Reflecting on the “ostracisation and humiliation” that had been heaped on abuse survivors and their supporters, Bishop Thompson said: “I came to see what it might feel like to be a sexual abuse survivor who came forward to the diocese. If they could do this to the bishop, they could do it to anyone.”
He described the “networks of influence and power extending for decades” through the diocese as “a protection racket”.
Describing the state of the Anglican church’s response to clerical abuse, he said: “The house is burning.”
Bishop Thompson was applauded loudly from the gallery when he finished his evidence as the hearing’s final witness.
Afterwards, he issued a statement saying he was determined to restore people’s “confidence and trust in our church’s mission”.
The chairman of the Royal Commission, Justice Peter McClellan, concluded the hearing by saying the inquiry was under immense pressure to finish its work. The Newcastle diocese had been “an important case study for a number of reasons”. It had been “the longest individual case study we have undertaken” and was significant not only for the Anglican church but as a study in “how institutions may fail or succeed in responding to allegations of abuse”.
Thursday’s hearing, the 16th day of an inquiry that was carried over from August after its initial block of time was insufficient, began with the diocesan business manager since 2007, John Cleary, resuming in the witness stand. Mr Cleary parried questions from counsel for former bishop Roger Herft, and stood by his evidence of Wednesday regarding the 2012 disciplinary proceedings against the former dean of Newcastle, Graeme Lawrence, and the other figures that a survivor, CKH, had accused of multiple sexual transgressions over some six years until 1984.

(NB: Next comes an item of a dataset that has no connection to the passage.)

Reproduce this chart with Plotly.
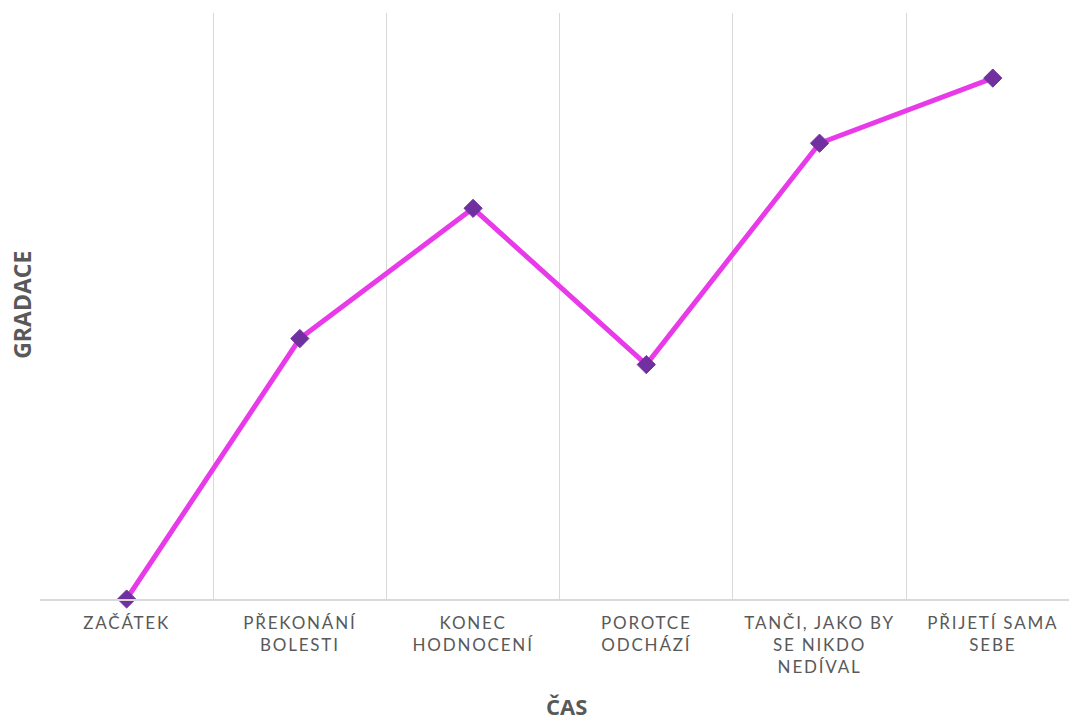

Mr Cleary, like his colleague, the director of professional standards, an employee of the diocese rather than a parishioner, said that at that time “we desperately needed a leader to stand up and support professional standards”.
He was adamant that a bloc within the church had been actively trying to weaken the professional standards ordinances and that those people were also more supportive of accused or guilty clerics than they were towards their victims.
Mr Cleary’s evidence also touched briefly on the way that legal fees had eaten into some “substantial” payments to abuse victims, including Phillip D’Ammond, who gave horrific evidence to the commission in August of his abuse at the hands of a serial paedophile, Jim Brown, who was defended by prominent diocese lay figure and church office-holder Paul Rosser.
Mr Cleary said half of Mr D’Ammond’s payment went on legal fees and the other half went on heroin: he’d been clean for four years but with a sudden pile of money and no financial advice he spent it all.
But it was Bishop Thompson’s evidence that proved the most emotional, as he talked about his “deep sense of betrayal” by those in the diocese who even now supported clergy rather than victims.
New steps to review policies
NEWCASTLE Bishop Greg Thompson quoted the 4th century theologian St Augustine in his Royal Commission evidence to describe some of the clerical power networks in his diocese as incurvatus in se or “life turned in on itself”.
But in a statement afterwards, the bishop invoked a very 21st century response – a review by professional services firm KPMG – to help ensure “health and transparency” in the operation of the church.
Bishop Thompson said the royal commission had been a watershed for survivors and their families, and for the church, which he said was committed to facing its past.
Declaring the royal commission to be “the basis for . . . decision-making” in the diocese, the bishop said he had commissioned a review of diocesan governance practices by KPMG “ethics and independence partner”, Mark Jones.
Citing “the lived trauma of survivors”, he said the diocese was working to appoint a former NSW police commander to undertake a review of its present policies on child protection, church discipline and redress for survivors.